The Museo de Santiago (Merced 860, tel. 02/6330723) is open 10 a.m.–6 p.m. weekdays except Monday, 10 a.m.–5 p.m. Saturday, and 11 a.m.–2 p.m. Sundays and holidays. Admission costs US$1.
Perhaps Santiago [1]’s best-preserved colonial house, the Casa Colorada was home to Mateo de Toro y Zambrano, who became Chile’s interim governor, at age 83, after the colonial governor resigned. Named for its reddish paint, it hosted both José de San Martín and Bernardo O’Higgins after the battle of Chacabuco (1817), and the famous mercenary Lord Cochrane later lived here. Abandoned for many years, it underwent restoration after 1977.
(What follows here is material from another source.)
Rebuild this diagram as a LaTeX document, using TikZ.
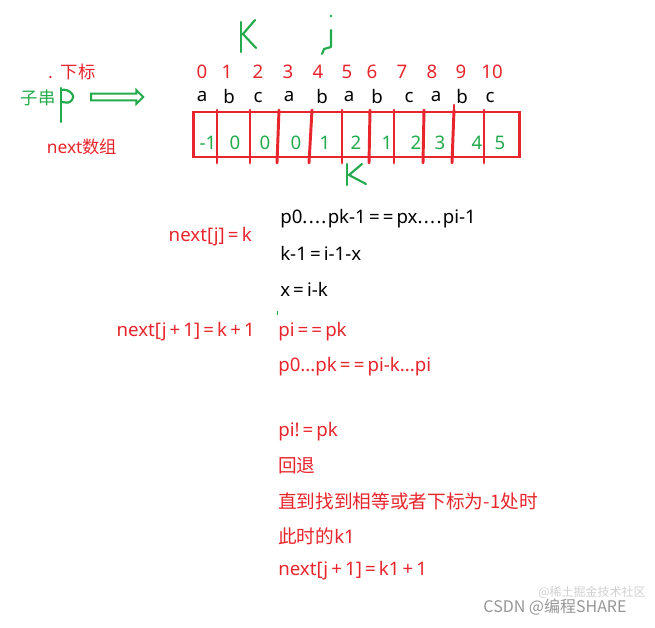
\documentclass[tikz,border=0pt]{standalone}
\usepackage{fontspec}
\setmainfont{Noto Sans}
\newfontfamily\cjk{Noto Sans CJK SC}
\usepackage{tikz}
\usetikzlibrary{positioning, arrows.meta, shapes.arrows}
\definecolor{paintred}{RGB}{232,36,44}
\definecolor{paintgreen}{RGB}{34,170,76}
\definecolor{markgray}{RGB}{150,150,150}

\begin{document}
\begin{tikzpicture}[x=0.75pt, y=-0.75pt,
	redtext/.style={text=paintred, inner sep=0pt, font=\fontsize{14}{16}\selectfont},
	blacktext/.style={text=black, inner sep=0pt, font=\fontsize{14}{16}\selectfont},
	greentext/.style={text=paintgreen, inner sep=0pt, font=\fontsize{14}{16}\selectfont},
	pen/.style={draw=paintgreen, line width=1.6pt, line cap=round, line join=round},
	redpen/.style={draw=paintred, line width=2.2pt, line cap=round}]
			
			\useasboundingbox (0,0) rectangle (655,627);
			
			%Handwritten K and j above the array
			\draw[pen] (241,22) -- (241,52);
			\draw[pen] (255,20) -- (243,34) -- (256,48);
			\fill[paintgreen] (331,16) circle (1pt);
			\draw[pen] (331,30) -- (331,47) -- (324,49) -- (322,54);
			
			%Index label and substring label
			\node (indexLabel) at (72,72) [redtext, font=\cjk\fontsize{13}{15}\selectfont]{.\ \ 下标};
			\node (subLabel) at (38,98) [greentext, font=\cjk\fontsize{13}{15}\selectfont]{子串};
			\draw[pen] (61,88) -- (61,122);
			\draw[pen] (61,90) .. controls (70,88) and (76,97) .. (72,100) .. controls (69,103) .. (62,102);
			
			%Hollow arrow
			\node (hollowArrow) at (115.5,97) [single arrow, draw=paintgreen, line width=1.5pt, 
			inner sep=1.8pt, minimum height=39pt, single arrow head extend=2.6pt]{};
			
			%next array label
			\node (nextLabel) at (82,147) [redtext, font=\fontsize{13}{15}\selectfont]{next{\cjk 数组}};
			
			%Indices
			\foreach \i/\x in {0/202, 1/227, 2/258, 3/288, 4/318, 5/347, 6/372, 7/402, 8/432, 9/461, 10/492}
			\node (index\i) at (\x,72) [redtext, font=\fontsize{14}{16}\selectfont]{\i};
			
			%Substring letters
			\foreach \c/\x [count=\n from 0] in {a/202, b/229, c/258, a/289, b/322, a/349, b/377, c/409, a/436, b/462, c/490}
			\node (letter\n) at (\x,97) [blacktext]{\c};
			
			%next array box
			\node (nextBox) at (356.5,134.5) [draw=paintred, line width=2.2pt, rectangle, inner sep=0pt, 
			minimum width=245pt, minimum height=33.75pt]{};
			\foreach \top/\bot in {217/217, 250/250, 279/277, 312/309, 342/342, 370/369, 394/394, 424/423, 454/452, 484/484}
			\draw[redpen] (\top,110) -- (\bot,163);
			\draw[redpen] (454,105) -- (454,112);
			
			%next values
			\foreach \v/\x [count=\n from 0] in {-1/208, 0/235, 0/265, 0/296, 1/325, 2/356, 1/387, 2/416, 3/440, 4/477, 5/500}
			\node (value\n) at (\x,143) [greentext]{\v};
			
			%Handwritten K below the array
			\draw[pen] (347,164) -- (347,185);
			\draw[pen] (362,164) -- (349,175) -- (366,184);
			
			%Derivation
			\node (nextJ) at (252,237) [redtext, anchor=east]{next[j]\,=\,k};
			\node (lineA) at (280,219) [blacktext, anchor=west]{p0.\kern1pt.\kern1pt.\kern1pt.\kern1pt pk-1\,=\,=\,px.\kern1pt.\kern1pt.\kern1pt.\kern1pt pi-1};
			\node (lineB) at (280,253) [blacktext, anchor=west]{k-1\,=\,i-1-x};
			\node (lineC) at (280,289) [blacktext, anchor=west]{x\,=\,i-k};
			\fill[paintgreen] (276.5,311) rectangle (277.5,315);
			
			\node (nextJplus) at (255,332) [redtext, anchor=east]{next[j\,+\,1]\,=\,k\,+\,1};
			\node (lineD) at (278,332) [redtext, anchor=west]{pi\,=\,=\,pk};
			\node (lineE) at (278,367) [redtext, anchor=west]{p0...pk\,=\,=\,pi-k...pi};
			
			\node (lineF) at (278,432) [redtext, anchor=west]{pi!\,=\,pk};
			\node (lineG) at (278,466) [redtext, font=\cjk\fontsize{14}{16}\selectfont, anchor=west]{回退};
			\node (lineH) at (278,501) [redtext, font=\cjk\fontsize{14}{16}\selectfont, anchor=west]{直到找到相等或者下标为-1处时};
			\node (lineI) at (278,536) [redtext, anchor=west]{{\cjk 此时的}k1};
			\node (lineJ) at (278,571) [redtext, anchor=west]{next[j\,+\,1]\,=\,k1\,+\,1};
			
			%Watermark
			\node (markBack) at (592,592) [text=markgray!45, font=\cjk\fontsize{9}{11}\selectfont, inner sep=0pt]{@稀土掘金技术社区};
			\node (markFront) at (555,607) [text=markgray, font=\cjk\fontsize{12}{14}\selectfont, inner sep=0pt]{CSDN @编程SHARE};
			
\end{tikzpicture}
\end{document}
While its style is true to colonial times, only the two-story facade facing Merced is truly original, with its forged iron balconies. The museum itself chronicles the city’s development from its pre-Hispanic origins in the Mapocho valley through its founding by Valdivia, the evolution of colonial society, the political events that brought independence, and its modern transformation under 19th-century mayor Benjamín Vicuña Mackenna. It’s particularly vivid in the models of historic buildings and dioramas of events such as the 1863 fire that destroyed the Iglesia de la Compañía.